Barriers and deterrents are considered viable options for small areas with sensitive growth phases, such as for recently planted seedlings. But no single barrier, aversion or deterrent method was considered to offer a long-term sustainable solution to the damage, given the sheer extent of plantations and baboon numbers within most plantations. Any attempt to permanently exclude baboons from plantations would greatly reduce the total land available to them and force them into direct conflict with other landowners with a lower threshold for baboons.

Has there been a move away from these historical control measures?
More recently, plantation managers have finally resorted to managing baboon numbers with the goal of reducing the number of troops and density to resemble those of populations living exclusively in natural areas. To date this has been achieved on one plantation only and long-term monitoring of the remaining baboons’ spatial ecology and the damage they cause to trees will determine whether a more natural density can reduce damage to acceptable levels.

What are your thoughts on how baboon-plantation conflict can be minimised?
It is imperative to search for a win-win solution where baboons can persist in plantations while damage is minimised. To achieve this we need to understand the drivers of damage and that is why the Baboon Research Unit at UCT was asked to partner with the Institute for Commercial Forestry Research. We have experience in understanding the causes, consequences and mitigating factors of human-baboon conflict in addition to an understanding of the spatial ecology and behaviour of baboons living within plantations versus natural areas.

It is my contention that we will only make progress in the baboon-plantation conflict if we engage in carefully designed, long-term monitoring of damage levels in conjunction with a range of abiotic components, such as altitude, aspect, soil type, and biotic variables (vegetation types, baboon numbers, sex ratios and natural predators).
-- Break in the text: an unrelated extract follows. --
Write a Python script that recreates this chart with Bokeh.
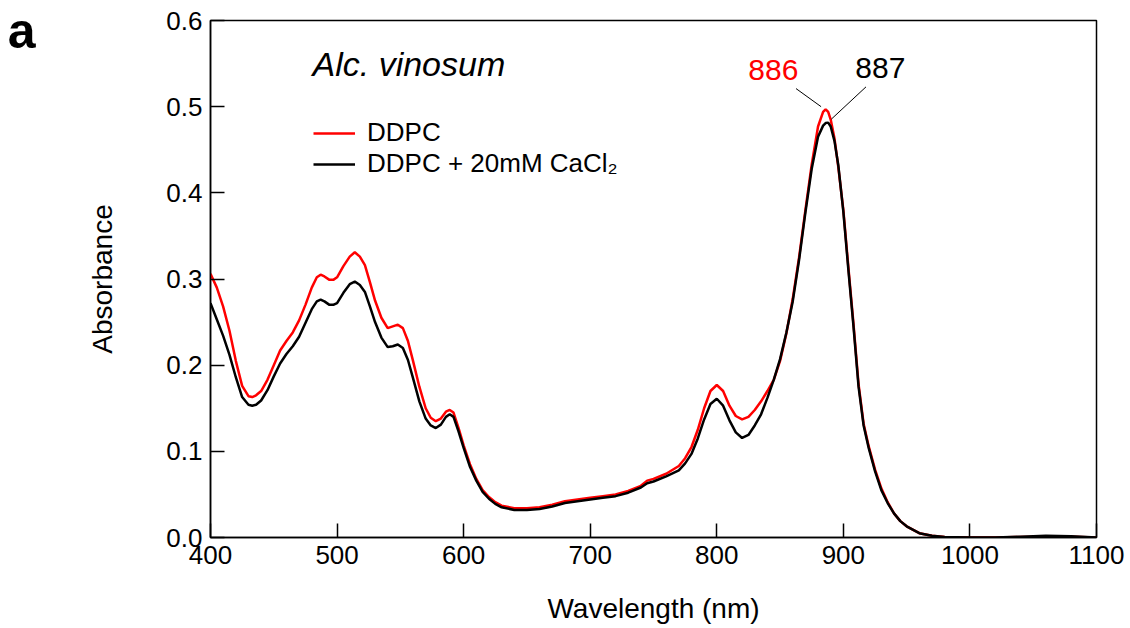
from bokeh.plotting import figure
from bokeh.models import (Label, Range1d, FixedTicker, NumeralTickFormatter, LinearAxis,
                          Legend, LegendItem, Arrow, ColumnDataSource)
from bokeh.embed import file_html
from bokeh.resources import INLINE

wavelength = [400, 405, 410, 415, 420, 425, 430, 433, 436, 440, 445, 450, 455, 460, 465, 470,
              475, 480, 484, 487, 490, 494, 497, 500, 505, 510, 514, 518, 522, 526, 530, 535,
              540, 544, 548, 552, 556, 560, 565, 570, 574, 578, 582, 586, 589, 592, 596, 600,
              605, 610, 615, 620, 625, 630, 640, 650, 660, 670, 680, 690, 700, 710, 720, 730,
              740, 745, 750, 760, 770, 775, 780, 785, 790, 795, 800, 805, 810, 815, 820, 825,
              830, 835, 840, 845, 850, 855, 860, 865, 870, 875, 880, 884, 886, 888, 890, 893,
              896, 900, 904, 908, 912, 916, 920, 925, 930, 935, 940, 945, 950, 960, 970, 980,
              1000, 1020, 1040, 1060, 1080, 1100]

ddpc = [0.306, 0.290, 0.268, 0.240, 0.205, 0.176, 0.164, 0.163, 0.165, 0.170, 0.183, 0.200,
        0.217, 0.228, 0.238, 0.252, 0.270, 0.290, 0.302, 0.305, 0.303, 0.299, 0.299, 0.302,
        0.315, 0.326, 0.331, 0.326, 0.316, 0.296, 0.275, 0.255, 0.243, 0.245, 0.247, 0.243,
        0.228, 0.205, 0.175, 0.150, 0.139, 0.135, 0.138, 0.146, 0.148, 0.145, 0.127, 0.107,
        0.085, 0.068, 0.055, 0.047, 0.041, 0.037, 0.034, 0.034, 0.035, 0.038, 0.042, 0.044,
        0.046, 0.048, 0.050, 0.054, 0.060, 0.066, 0.068, 0.074, 0.083, 0.092, 0.105, 0.125,
        0.150, 0.170, 0.177, 0.170, 0.153, 0.141, 0.137, 0.140, 0.148, 0.158, 0.170, 0.183,
        0.205, 0.237, 0.277, 0.325, 0.380, 0.433, 0.477, 0.494, 0.497, 0.494, 0.485, 0.463,
        0.430, 0.380, 0.313, 0.248, 0.178, 0.132, 0.106, 0.079, 0.057, 0.041, 0.028, 0.019,
        0.013, 0.005, 0.002, 0.0005, 0.0, 0.0, 0.0005, 0.001, 0.001, 0.0]

ddpc_cacl2 = [0.272, 0.253, 0.234, 0.212, 0.186, 0.163, 0.154, 0.153, 0.154, 0.159, 0.171, 0.187,
              0.202, 0.213, 0.222, 0.233, 0.249, 0.265, 0.274, 0.276, 0.274, 0.270, 0.270, 0.272,
              0.284, 0.294, 0.297, 0.293, 0.285, 0.268, 0.250, 0.232, 0.221, 0.222, 0.224, 0.220,
              0.206, 0.185, 0.158, 0.138, 0.130, 0.127, 0.131, 0.140, 0.143, 0.140, 0.123, 0.104,
              0.082, 0.066, 0.053, 0.045, 0.039, 0.035, 0.032, 0.032, 0.033, 0.036, 0.040, 0.042,
              0.044, 0.046, 0.048, 0.052, 0.058, 0.063, 0.065, 0.071, 0.078, 0.086, 0.097, 0.115,
              0.137, 0.155, 0.161, 0.153, 0.136, 0.122, 0.1155, 0.119, 0.130, 0.143, 0.162, 0.183,
              0.207, 0.238, 0.274, 0.322, 0.377, 0.428, 0.465, 0.478, 0.481, 0.4815, 0.477, 0.460,
              0.432, 0.378, 0.310, 0.245, 0.175, 0.130, 0.104, 0.077, 0.055, 0.040, 0.028, 0.019,
              0.013, 0.005, 0.002, 0.0005, 0.0, 0.0, 0.001, 0.002, 0.0015, 0.0]

x_ticks = [400, 500, 600, 700, 800, 900, 1000, 1100]
y_ticks = [0.0, 0.1, 0.2, 0.3, 0.4, 0.5, 0.6]
series_names = ["DDPC", "DDPC + 20mM CaCl\u2082"]
peak_labels = ["886", "887"]
panel_letter = "a"

FONT = "Liberation Sans"

src = ColumnDataSource(data=dict(wl=wavelength, a=ddpc, b=ddpc_cacl2))

p = figure(width=1130, height=628, output_backend="svg", toolbar_location=None,
           x_range=Range1d(400, 1100), y_range=Range1d(0, 0.6),
           min_border_left=210, min_border_right=34, min_border_top=20, min_border_bottom=91)
p.background_fill_color = "white"
p.border_fill_color = "white"
p.outline_line_color = "black"
p.outline_line_width = 1.5
p.grid.visible = False

r1 = p.line("wl", "a", source=src, line_color="#ff0000", line_width=2.5)
r2 = p.line("wl", "b", source=src, line_color="black", line_width=2.5)

for ax in (p.xaxis[0], p.yaxis[0]):
    ax.axis_line_width = 1.5
    ax.major_tick_line_width = 1.5
    ax.major_tick_in = 14
    ax.major_tick_out = 0
    ax.minor_tick_in = 0
    ax.minor_tick_out = 0
    ax.major_label_text_font = FONT
    ax.major_label_text_font_size = "26px"
    ax.major_label_text_color = "black"
    ax.axis_label_text_font = FONT
    ax.axis_label_text_font_size = "28px"
    ax.axis_label_text_font_style = "normal"
    ax.axis_label_text_color = "black"

p.xaxis.ticker = FixedTicker(ticks=x_ticks)
p.yaxis.ticker = FixedTicker(ticks=y_ticks)
p.yaxis.formatter = NumeralTickFormatter(format="0.0")
p.xaxis.axis_label = "Wavelength (nm)"
p.yaxis.axis_label = "Absorbance"
p.xaxis.major_label_standoff = 8
p.yaxis.major_label_standoff = 8
p.xaxis.axis_label_standoff = 26
p.yaxis.axis_label_standoff = 45

# panel letter drawn as the single label of an invisible outer left axis
letter_pos = 0.588
letter_axis = LinearAxis(ticker=FixedTicker(ticks=[letter_pos]),
                         major_label_overrides={letter_pos: panel_letter},
                         axis_line_alpha=0, major_tick_in=0, major_tick_out=0,
                         minor_tick_in=0, minor_tick_out=0,
                         major_label_standoff=49,
                         major_label_text_font=FONT, major_label_text_font_size="50px",
                         major_label_text_font_style="bold", major_label_text_color="black")
p.add_layout(letter_axis, "left")

legend = Legend(items=[LegendItem(label=series_names[0], renderers=[r1]),
                       LegendItem(label=series_names[1], renderers=[r2])],
                location=(103, 358), orientation="vertical",
                background_fill_alpha=0, border_line_alpha=0,
                glyph_width=42, glyph_height=26, label_height=26,
                label_text_font=FONT, label_text_font_size="26px",
                label_text_color="black",
                label_standoff=12, padding=0, spacing=-2, margin=0)
p.add_layout(legend)

p.add_layout(Label(x=480.6, y=0.549, text="Alc. vinosum", text_font=FONT,
                   text_font_size="34px", text_font_style="italic", text_color="black",
                   text_baseline="alphabetic", text_align="left"))

# peak annotations derived from peak maxima
ia = ddpc.index(max(ddpc))
ib = ddpc_cacl2.index(max(ddpc_cacl2))
pa = (wavelength[ia], ddpc[ia])
pb = (wavelength[ib], ddpc_cacl2[ib])

p.add_layout(Label(x=844.7, y=0.5425, text=peak_labels[0], text_font=FONT,
                   text_font_size="30px", text_color="#ff0000",
                   text_align="center", text_baseline="alphabetic"))
p.add_layout(Label(x=929.2, y=0.5445, text=peak_labels[1], text_font=FONT,
                   text_font_size="30px", text_color="black",
                   text_align="center", text_baseline="alphabetic"))
p.add_layout(Arrow(end=None, x_start=pa[0] - 23.4, y_start=pa[1] + 0.024,
                   x_end=pa[0] - 3.6, y_end=pa[1] + 0.003,
                   line_color="black", line_width=1))
p.add_layout(Arrow(end=None, x_start=pb[0] + 29.9, y_start=pb[1] + 0.0415,
                   x_end=pb[0] + 2.5, y_end=pb[1] + 0.004,
                   line_color="black", line_width=1))

open("out.html", "w").write(file_html(p, INLINE))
There is an urgent need to provide fundamental data on the actual context of the damage, such as where, when, and why it occurs, which, despite its prevalence, has seldom been recorded.

It is our hope that the forestry industry in South Africa will not have to resort to eliminating and permanently excluding wildlife from their land in a manner typical of other forms of agriculture, including South Africa’s staple crops of wheat and maize.  Presently, commercial forestry in SA is arguably the most wildlife-friendly industry in the country and so the pressure is really on to find sustainable solutions that will allow this industry to continue to provide important raw materials for SA while still providing an important refuge to a range of wildlife.